Consider the homothety with center $P$ and ratio $\tfrac12$. For every point $Q$, its image is the midpoint of $PQ$. A homothety maps planes not passing through the center to parallel planes. Since $P\notin\epsilon$, the image of $\epsilon$ under this homothety is a plane parallel to $\epsilon$. By definition of $\Sigma$, this image is precisely $\Sigma$.

Hence $\Sigma$ is a plane parallel to $\epsilon$. ∎

This lemma identifies the geometric nature of the locus; treating the midpoint condition only algebraically would conceal the affine transformation governing the construction.

We now determine the locus of $G$.

By Lemma 1,

$$G=\frac{P+Q}{2},$$

where $P$ is fixed and $Q$ is the centroid of triangle $A'B'C'$.

By Lemma 2, the point $Q$ ranges over the entire plane $\epsilon$.

Therefore $G$ ranges over the set of midpoints of segments joining $P$ to arbitrary points of $\epsilon$.

By Lemma 3, this set is a plane parallel to $\epsilon$.

More precisely, the locus is the image of $\epsilon$ under the homothety centered at $P$ with ratio $\tfrac12$, where $P$ is the centroid of triangle $ABC$.

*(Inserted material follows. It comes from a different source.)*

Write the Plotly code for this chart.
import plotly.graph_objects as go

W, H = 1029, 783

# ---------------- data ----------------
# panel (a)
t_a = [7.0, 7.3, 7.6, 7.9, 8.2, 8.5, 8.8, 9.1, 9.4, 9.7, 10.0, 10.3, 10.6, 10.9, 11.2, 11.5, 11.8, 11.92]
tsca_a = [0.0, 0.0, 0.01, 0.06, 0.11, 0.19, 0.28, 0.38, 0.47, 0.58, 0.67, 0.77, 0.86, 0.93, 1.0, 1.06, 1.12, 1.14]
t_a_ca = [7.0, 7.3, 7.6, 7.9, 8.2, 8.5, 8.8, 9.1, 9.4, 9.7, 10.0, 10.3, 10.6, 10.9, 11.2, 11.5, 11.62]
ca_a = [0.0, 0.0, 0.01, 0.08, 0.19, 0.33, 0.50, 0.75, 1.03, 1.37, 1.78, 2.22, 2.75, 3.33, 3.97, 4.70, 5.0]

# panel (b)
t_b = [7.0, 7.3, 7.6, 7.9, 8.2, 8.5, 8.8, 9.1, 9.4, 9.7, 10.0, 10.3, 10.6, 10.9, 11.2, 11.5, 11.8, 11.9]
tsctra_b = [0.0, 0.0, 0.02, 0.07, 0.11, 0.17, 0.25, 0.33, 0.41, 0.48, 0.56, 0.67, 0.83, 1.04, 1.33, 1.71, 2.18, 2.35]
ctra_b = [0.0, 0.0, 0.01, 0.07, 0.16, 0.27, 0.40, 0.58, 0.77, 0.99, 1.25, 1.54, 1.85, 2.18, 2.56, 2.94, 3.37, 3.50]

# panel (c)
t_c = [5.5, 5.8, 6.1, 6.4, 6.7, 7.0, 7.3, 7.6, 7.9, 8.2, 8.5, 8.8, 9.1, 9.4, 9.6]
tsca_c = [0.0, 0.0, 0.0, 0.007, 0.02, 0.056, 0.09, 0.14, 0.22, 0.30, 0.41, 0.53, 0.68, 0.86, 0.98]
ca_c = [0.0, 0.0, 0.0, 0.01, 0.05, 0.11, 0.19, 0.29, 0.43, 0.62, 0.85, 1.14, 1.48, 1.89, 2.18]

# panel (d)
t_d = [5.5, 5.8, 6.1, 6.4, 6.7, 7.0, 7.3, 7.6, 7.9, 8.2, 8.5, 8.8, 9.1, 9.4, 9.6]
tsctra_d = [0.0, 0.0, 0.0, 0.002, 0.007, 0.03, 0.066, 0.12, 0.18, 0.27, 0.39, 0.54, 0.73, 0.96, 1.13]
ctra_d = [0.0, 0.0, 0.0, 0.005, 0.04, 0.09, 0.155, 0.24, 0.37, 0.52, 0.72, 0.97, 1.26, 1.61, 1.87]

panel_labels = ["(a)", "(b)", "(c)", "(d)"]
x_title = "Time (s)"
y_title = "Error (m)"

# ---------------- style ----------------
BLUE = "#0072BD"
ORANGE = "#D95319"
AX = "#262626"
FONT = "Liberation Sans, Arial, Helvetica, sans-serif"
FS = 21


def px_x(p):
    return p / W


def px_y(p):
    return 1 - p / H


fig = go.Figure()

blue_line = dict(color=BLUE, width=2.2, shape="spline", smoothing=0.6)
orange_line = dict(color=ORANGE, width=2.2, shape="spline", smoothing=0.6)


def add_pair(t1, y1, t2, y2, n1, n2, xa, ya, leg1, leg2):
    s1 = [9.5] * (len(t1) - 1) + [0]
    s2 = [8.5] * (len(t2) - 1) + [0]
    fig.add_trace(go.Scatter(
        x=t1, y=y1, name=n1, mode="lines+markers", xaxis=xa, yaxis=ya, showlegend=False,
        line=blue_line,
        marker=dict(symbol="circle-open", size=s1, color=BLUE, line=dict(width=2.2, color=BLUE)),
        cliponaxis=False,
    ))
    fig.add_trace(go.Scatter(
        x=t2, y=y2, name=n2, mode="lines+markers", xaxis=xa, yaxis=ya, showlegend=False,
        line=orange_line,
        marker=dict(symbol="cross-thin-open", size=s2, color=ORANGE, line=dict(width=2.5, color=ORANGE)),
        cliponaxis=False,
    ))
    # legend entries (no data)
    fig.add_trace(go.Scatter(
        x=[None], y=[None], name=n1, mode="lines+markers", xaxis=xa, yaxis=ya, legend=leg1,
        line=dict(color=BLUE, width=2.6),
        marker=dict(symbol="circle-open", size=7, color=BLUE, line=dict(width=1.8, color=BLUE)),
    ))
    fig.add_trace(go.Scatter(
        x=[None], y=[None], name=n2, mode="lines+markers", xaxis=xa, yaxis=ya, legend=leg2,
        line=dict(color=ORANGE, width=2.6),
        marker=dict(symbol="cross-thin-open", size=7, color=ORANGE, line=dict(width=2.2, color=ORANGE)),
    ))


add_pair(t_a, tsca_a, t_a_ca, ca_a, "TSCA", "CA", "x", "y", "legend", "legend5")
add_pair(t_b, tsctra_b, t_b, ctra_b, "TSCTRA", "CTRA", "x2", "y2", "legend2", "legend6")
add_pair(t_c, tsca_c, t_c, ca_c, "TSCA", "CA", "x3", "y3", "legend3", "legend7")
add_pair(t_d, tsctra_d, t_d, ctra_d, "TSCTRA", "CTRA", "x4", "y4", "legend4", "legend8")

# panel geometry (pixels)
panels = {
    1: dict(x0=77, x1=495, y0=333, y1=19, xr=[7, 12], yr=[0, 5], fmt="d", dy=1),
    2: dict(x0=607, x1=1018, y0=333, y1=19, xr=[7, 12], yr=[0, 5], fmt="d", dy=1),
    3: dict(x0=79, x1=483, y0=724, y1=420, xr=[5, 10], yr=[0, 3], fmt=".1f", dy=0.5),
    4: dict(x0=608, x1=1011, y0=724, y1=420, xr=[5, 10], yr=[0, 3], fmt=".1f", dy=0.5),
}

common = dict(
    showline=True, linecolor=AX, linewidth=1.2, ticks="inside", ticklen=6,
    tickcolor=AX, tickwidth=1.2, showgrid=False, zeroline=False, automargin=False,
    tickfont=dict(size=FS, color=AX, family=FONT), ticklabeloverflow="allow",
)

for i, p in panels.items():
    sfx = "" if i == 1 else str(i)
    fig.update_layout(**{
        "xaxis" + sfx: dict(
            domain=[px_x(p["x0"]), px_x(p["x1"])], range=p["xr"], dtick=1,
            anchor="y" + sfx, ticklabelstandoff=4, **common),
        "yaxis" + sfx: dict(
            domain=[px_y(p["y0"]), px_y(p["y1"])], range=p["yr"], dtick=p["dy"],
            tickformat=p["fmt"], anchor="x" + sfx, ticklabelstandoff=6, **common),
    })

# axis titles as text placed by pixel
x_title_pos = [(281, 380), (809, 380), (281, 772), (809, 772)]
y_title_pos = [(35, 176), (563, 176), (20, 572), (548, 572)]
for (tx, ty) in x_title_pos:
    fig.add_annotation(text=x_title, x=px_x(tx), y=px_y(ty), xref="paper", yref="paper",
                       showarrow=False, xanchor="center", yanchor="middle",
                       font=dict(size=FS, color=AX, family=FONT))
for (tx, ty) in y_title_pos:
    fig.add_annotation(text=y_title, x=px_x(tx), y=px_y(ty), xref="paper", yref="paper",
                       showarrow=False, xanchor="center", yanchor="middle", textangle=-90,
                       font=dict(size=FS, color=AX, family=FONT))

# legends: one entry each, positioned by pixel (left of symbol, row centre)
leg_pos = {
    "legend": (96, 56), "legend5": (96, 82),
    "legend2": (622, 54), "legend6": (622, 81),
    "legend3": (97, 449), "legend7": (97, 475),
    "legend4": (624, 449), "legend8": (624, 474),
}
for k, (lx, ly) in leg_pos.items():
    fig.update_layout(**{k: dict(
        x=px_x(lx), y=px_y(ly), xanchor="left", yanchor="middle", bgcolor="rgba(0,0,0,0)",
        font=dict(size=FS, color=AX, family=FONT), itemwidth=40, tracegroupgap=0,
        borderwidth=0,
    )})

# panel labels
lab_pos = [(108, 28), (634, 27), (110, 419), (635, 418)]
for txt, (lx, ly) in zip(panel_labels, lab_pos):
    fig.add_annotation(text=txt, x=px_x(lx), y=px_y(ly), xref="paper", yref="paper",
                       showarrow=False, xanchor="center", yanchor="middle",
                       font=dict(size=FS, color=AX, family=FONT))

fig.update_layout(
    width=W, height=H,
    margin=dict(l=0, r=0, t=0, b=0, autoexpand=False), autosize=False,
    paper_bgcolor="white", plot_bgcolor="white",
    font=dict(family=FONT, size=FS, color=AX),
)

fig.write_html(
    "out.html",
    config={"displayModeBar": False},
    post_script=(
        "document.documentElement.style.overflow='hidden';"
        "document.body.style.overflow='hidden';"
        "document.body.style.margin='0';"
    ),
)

Thus the locus of $G$ is exactly the plane parallel to $\epsilon$ obtained by taking midpoints of segments joining $P$ to points of $\epsilon$.

$$\boxed{\text{The locus of }G\text{ is the image of }\epsilon\text{ under the homothety centered at the centroid of }ABC\text{ with ratio }\frac12.}$$

Verification of Key Steps

The first delicate step is the identity

$$G=\frac{P+Q}{2}.$$

An independent derivation proceeds directly from coordinates. Choose any affine coordinate system. Then

$$L=\frac{A+A'}2,\quad M=\frac{B+B'}2,\quad N=\frac{C+C'}2.$$

Averaging,

$$G = \frac{A+B+C+A'+B'+C'}6.$$

Since

$$P=\frac{A+B+C}3,\qquad Q=\frac{A'+B'+C'}3,$$

substitution yields

$$G=\frac{P+Q}{2}.$$

A careless argument could incorrectly average the coefficients and obtain $\tfrac13(P+Q)$ or $\tfrac14(P+Q)$.

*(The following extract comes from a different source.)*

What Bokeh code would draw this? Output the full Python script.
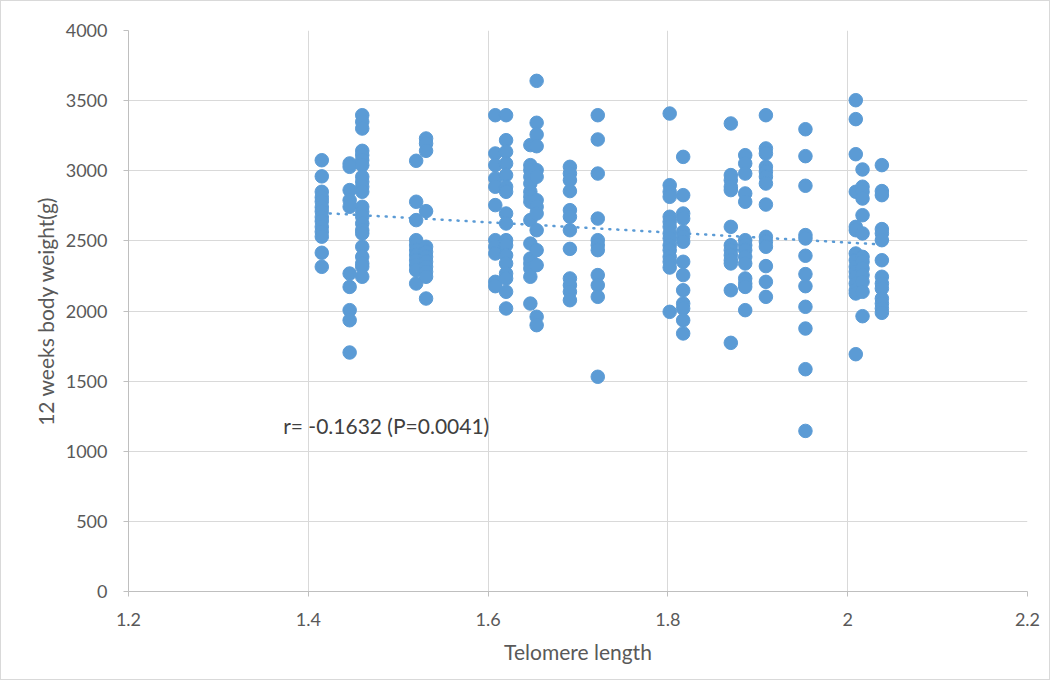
import numpy as np
from bokeh.plotting import figure
from bokeh.models import Range1d, FixedTicker, Label, ColumnDataSource, CustomJSTickFormatter
from bokeh.embed import file_html
from bokeh.resources import INLINE

# Telomere length of each vertical group of points
telomere = [1.415, 1.446, 1.460, 1.520, 1.531, 1.608, 1.620, 1.647, 1.654, 1.691,
            1.722, 1.802, 1.817, 1.870, 1.886, 1.909, 1.953, 2.009, 2.0165, 2.038]

# 12 weeks body weight (g) for each group
weights = [
    [3075, 2960, 2850, 2810, 2780, 2740, 2710, 2670, 2640, 2600, 2565, 2530, 2415, 2315],
    [3052, 3028, 2862, 2790, 2743, 2267, 2172, 2006, 1934, 1704],
    [3396, 3349, 3301, 3142, 3111, 3075, 3040, 2957, 2921, 2886, 2850, 2743, 2707, 2672,
     2624, 2576, 2553, 2458, 2386, 2339, 2315, 2244],
    [3071, 2779, 2648, 2505, 2469, 2434, 2398, 2362, 2327, 2291, 2196],
    [3230, 3194, 3142, 2712, 2458, 2422, 2386, 2351, 2315, 2280, 2244, 2089],
    [3396, 3123, 3040, 2945, 2886, 2755, 2505, 2458, 2410, 2208, 2177],
    [3396, 3218, 3135, 3052, 2969, 2886, 2850, 2695, 2624, 2505, 2469, 2398, 2339, 2267,
     2232, 2137, 2018],
    [3183, 3040, 3004, 2957, 2909, 2850, 2814, 2779, 2648, 2481, 2374, 2339, 2303, 2244, 2053],
    [3641, 3342, 3258, 3175, 3004, 2957, 2790, 2743, 2695, 2576, 2434, 2327, 1959, 1899],
    [3028, 2980, 2933, 2855, 2719, 2672, 2576, 2443, 2232, 2184, 2137, 2077],
    [3396, 3223, 2980, 2659, 2505, 2469, 2434, 2256, 2184, 2101, 1531],
    [3408, 2897, 2850, 2814, 2672, 2636, 2600, 2553, 2517, 2469, 2434, 2386, 2351, 2310, 1994],
    [3099, 2826, 2695, 2659, 2565, 2529, 2494, 2351, 2256, 2148, 2053, 2018, 1934, 1840],
    [3337, 2969, 2933, 2886, 2862, 2600, 2469, 2434, 2398, 2362, 2339, 2148, 1773],
    [3111, 3052, 2980, 2838, 2779, 2505, 2469, 2434, 2386, 2339, 2232, 2196, 2172, 2006],
    [3396, 3159, 3123, 3028, 2993, 2957, 2909, 2759, 2529, 2494, 2458, 2320, 2208, 2101],
    [3296, 3104, 2893, 2541, 2517, 2394, 2263, 2177, 2030, 1875, 1585, 1145],
    [3503, 3368, 3118, 2850, 2600, 2576, 2410, 2362, 2315, 2280, 2244, 2196, 2148, 2125, 1692],
    [3009, 2886, 2850, 2802, 2683, 2553, 2386, 2351, 2303, 2256, 2208, 2137, 1963],
    [3040, 2855, 2826, 2584, 2553, 2505, 2362, 2244, 2196, 2160, 2089, 2053, 2018, 1987],
]

x_ticks = [1.2, 1.4, 1.6, 1.8, 2.0, 2.2]
y_ticks = [0, 500, 1000, 1500, 2000, 2500, 3000, 3500, 4000]
annotation = "r= -0.1632 (P=0.0041)"

xs = [t for t, ws in zip(telomere, weights) for _ in ws]
ys = [w for ws in weights for w in ws]
src = ColumnDataSource(dict(x=xs, y=ys))

FONT = "Lato"
BLUE = "#5b9bd5"
GRID = "#d9d9d9"
TXT = "#595959"

p = figure(width=1050, height=680, output_backend="svg", toolbar_location=None,
           x_range=Range1d(1.2, 2.2), y_range=Range1d(0, 4000),
           min_border_left=127, min_border_right=24, min_border_top=29, min_border_bottom=90)
p.styles = {"border": "1px solid #d9d9d9"}
p.outline_line_color = None
p.background_fill_color = "white"
p.border_fill_color = "white"

p.xaxis.ticker = FixedTicker(ticks=x_ticks)
p.yaxis.ticker = FixedTicker(ticks=y_ticks)
p.xaxis.formatter = CustomJSTickFormatter(code="return tick.toFixed(1).replace(/\\.0$/, '');")

for ax in (p.xaxis[0], p.yaxis[0]):
    ax.axis_line_color = "#bfbfbf"
    ax.major_tick_line_color = "#bfbfbf"
    ax.major_tick_out = 5
    ax.major_tick_in = 0
    ax.minor_tick_line_color = None
    ax.major_label_text_font = FONT
    ax.major_label_text_font_size = "18px"
    ax.major_label_text_color = TXT
    ax.axis_label_text_font = FONT
    ax.axis_label_text_font_size = "21px"
    ax.axis_label_text_font_style = "normal"
    ax.axis_label_text_color = TXT

p.xaxis.axis_label = "Telomere length"
p.yaxis.axis_label = "12 weeks body weight(g)"
p.xaxis.major_label_standoff = 16
p.yaxis.major_label_standoff = 16
p.xaxis.axis_label_standoff = 10
p.yaxis.axis_label_standoff = 5

p.xgrid.ticker = FixedTicker(ticks=x_ticks)
p.ygrid.ticker = FixedTicker(ticks=y_ticks)
p.xgrid.grid_line_color = GRID
p.ygrid.grid_line_color = GRID

# linear trend line fitted to the data
slope, intercept = np.polyfit(xs, ys, 1)
lx = [min(xs), max(xs)]
ly = [slope * v + intercept for v in lx]
p.line(lx, ly, line_color=BLUE, line_width=2.5, line_dash="1 7", line_cap="round")

p.scatter("x", "y", source=src, size=13.5, fill_color=BLUE, line_color=BLUE)

p.add_layout(Label(x=1.372, y=1184, text=annotation, text_font=FONT, text_font_size="21px",
                   text_color="#404040", text_baseline="middle"))

open("out.html", "w").write(file_html(p, INLINE))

The second delicate step is proving that every point of $\epsilon$ occurs as a centroid of a nondegenerate triangle. Fix $Q\in\epsilon$. Choose a line $\ell$ in $\epsilon$ not passing through $Q$, and choose distinct points $U,V\in\ell$. Define

$$C'=3Q-U-V.$$

Then

$$Q=\frac{U+V+C'}3.$$

If $C'$ also lay on $\ell$, then the centroid of the three collinear points would belong to $\ell$, forcing $Q\in\ell$, contradiction. Hence the triangle is nondegenerate. A careless proof might choose arbitrary $U,V$ without excluding the case that $Q$ lies on $UV$.

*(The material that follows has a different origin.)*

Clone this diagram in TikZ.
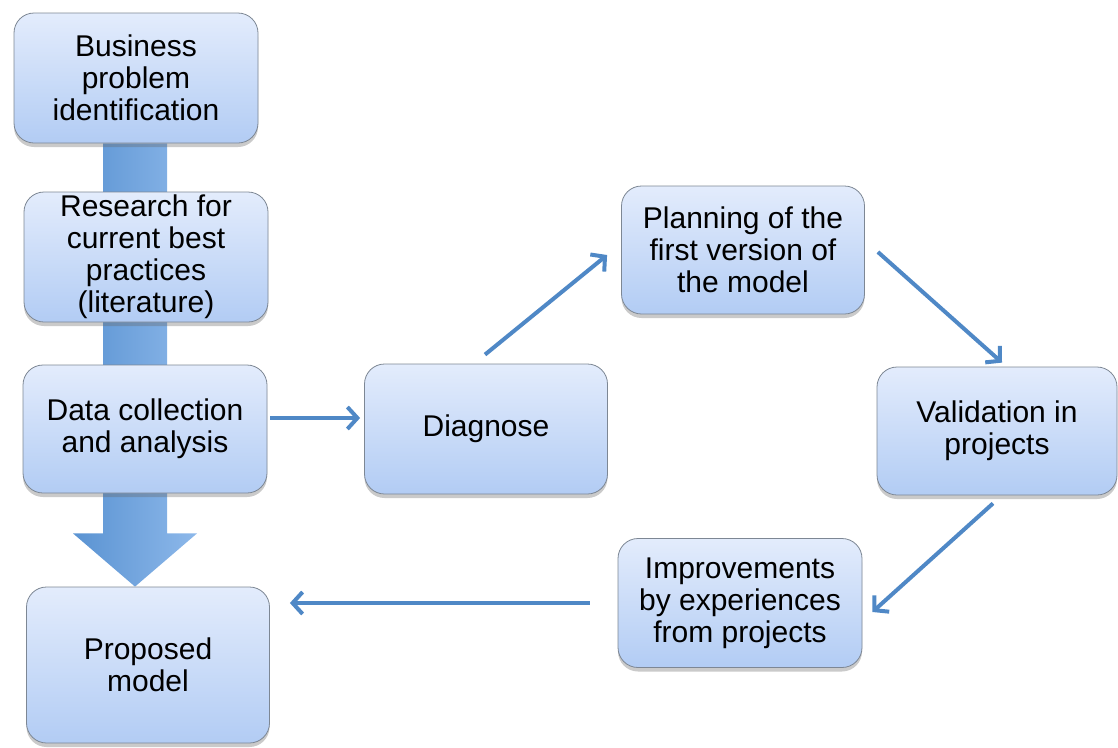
\documentclass[tikz,border=0pt]{standalone}
\usepackage{fontspec}
\setmainfont{Liberation Sans}
\usetikzlibrary{arrows.meta,shadows,backgrounds,calc}

\definecolor{boxtop}{HTML}{E3ECFC}
\definecolor{boxbot}{HTML}{B2CCF4}
\definecolor{boxline}{HTML}{7D8794}
\definecolor{linkblue}{HTML}{4F88C6}
\definecolor{shaftdark}{HTML}{5A93D2}
\definecolor{shaftlight}{HTML}{8DB8EA}

\tikzset{
  stagebox/.style={
    rounded corners=20pt, draw=boxline, line width=0.8pt,
    top color=boxtop, bottom color=boxbot,
    drop shadow={shadow xshift=0pt, shadow yshift=-4pt, opacity=0.35, fill=black!60},
    align=center, inner sep=0pt,
    font=\fontsize{30}{32}\selectfont
  },
  link/.style={
    draw=linkblue, line width=4pt,
    -{Straight Barb[length=10pt,width=22pt,line width=4pt]}
  }
}

\begin{document}
\begin{tikzpicture}[x=1pt,y=-1pt]
\useasboundingbox (0,0) rectangle (1118,747);

% left column of stages
\node[stagebox, minimum width=244pt, minimum height=130pt] (biz) at (136,78)
  {Business\\problem\\identification};
\node[stagebox, minimum width=244pt, minimum height=130pt] (res) at (146,257)
  {Research for\\current best\\practices\\(literature)};
\node[stagebox, minimum width=244pt, minimum height=128pt] (data) at (145,429)
  {Data collection\\and analysis};
\node[stagebox, minimum width=243pt, minimum height=156pt] (prop) at (148,665)
  {Proposed\\model};

% improvement cycle
\node[stagebox, minimum width=243pt, minimum height=130pt] (diag) at (486,429)
  {Diagnose};
\node[stagebox, minimum width=243pt, minimum height=128pt] (plan) at (743,250)
  {Planning of the\\first version of\\the model};
\node[stagebox, minimum width=240pt, minimum height=128pt] (valid) at (997,431)
  {Validation in\\projects};
\node[stagebox, minimum width=244pt, minimum height=129pt] (impr) at (740,603)
  {Improvements\\by experiences\\from projects};

% broad block arrow running down behind the left column
\coordinate (shafttop) at ([xshift=-1pt]biz.south);
\coordinate (neck) at ($(shafttop |- data.south)+(0,40)$);
\coordinate (tip) at (shafttop |- prop.north);
\begin{scope}[on background layer]
  \path[left color=shaftdark, right color=shaftlight]
    ($(shafttop)+(-32,0)$) -- ($(shafttop)+(32,0)$)
    -- ($(neck)+(32,0)$) -- ($(neck)+(62,0)$)
    -- (tip)
    -- ($(neck)+(-62,0)$) -- ($(neck)+(-32,0)$)
    -- cycle;
\end{scope}

% connectors of the cycle
\draw[link] ([xshift=3pt,yshift=11pt]data.east) -- ([xshift=-4pt,yshift=11pt]diag.west);
\draw[link] ([xshift=-1pt,yshift=9pt]diag.north) -- ([xshift=-14pt,yshift=-5pt]plan.west);
\draw[link] ([xshift=13pt,yshift=-2pt]plan.east) -- ([xshift=5pt,yshift=4pt]valid.north);
\draw[link] ([xshift=-4pt,yshift=-8pt]valid.south) -- ([xshift=10pt,yshift=-9pt]impr.east);
\draw[link] ([xshift=-28pt]impr.west) -- ([xshift=20pt,yshift=62pt]prop.east);

\end{tikzpicture}
\end{document}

The third delicate step is identifying the locus as a plane parallel to $\epsilon$. In coordinates, let $\epsilon$ be given by

$$z=0,$$

and let

$$P=(p_1,p_2,p_3).$$

Then any point $Q\in\epsilon$ has the form

$$Q=(x,y,0).$$

The midpoint of $PQ$ is

$$\left(\frac{p_1+x}{2},\frac{p_2+y}{2},\frac{p_3}{2}\right).$$

Its third coordinate is constant, equal to $\tfrac{p_3}{2}$. Hence the locus is the plane

$$z=\frac{p_3}{2},$$

parallel to $\epsilon$. A careless argument might assert parallelism without proving that every point of the translated plane is attained.

Alternative Approaches

A purely coordinate solution is possible from the outset. Place $\epsilon$ in the plane $z=0$. Write

$$A=(a_1,a_2,a_3),\quad B=(b_1,b_2,b_3),\quad C=(c_1,c_2,c_3),$$

with positive third coordinates, and let

$$A'=(x_1,x_2,0),\quad B'=(y_1,y_2,0),\quad C'=(z_1,z_2,0).$$

After computing $L,M,N$ and their centroid, one finds

$$G= \left( \frac{a_1+b_1+c_1+x_1+y_1+z_1}{6}, \frac{a_2+b_2+c_2+x_2+y_2+z_2}{6}, \frac{a_3+b_3+c_3}{6} \right).$$

The third coordinate is constant, while the first two coordinates vary freely, so the locus is a plane parallel to $\epsilon$.

Another approach uses vector spaces directly. Regard $\epsilon$ as an affine plane with direction space $V$. If $P$ is the centroid of $ABC$, then every centroid $Q$ of a triangle in $\epsilon$ has the form

$$Q=Q_0+v,\qquad v\in V,$$

for some fixed $Q_0\in\epsilon$. Since

$$G=\frac{P+Q}{2},$$

the set of all such $G$ is

$$\frac{P+Q_0}{2}+\frac12V,$$

which is an affine plane parallel to $\epsilon$.

The geometric midpoint-homothety argument is preferable because it explains immediately why the answer must be a parallel plane and isolates the essential affine structure without lengthy coordinate calculations.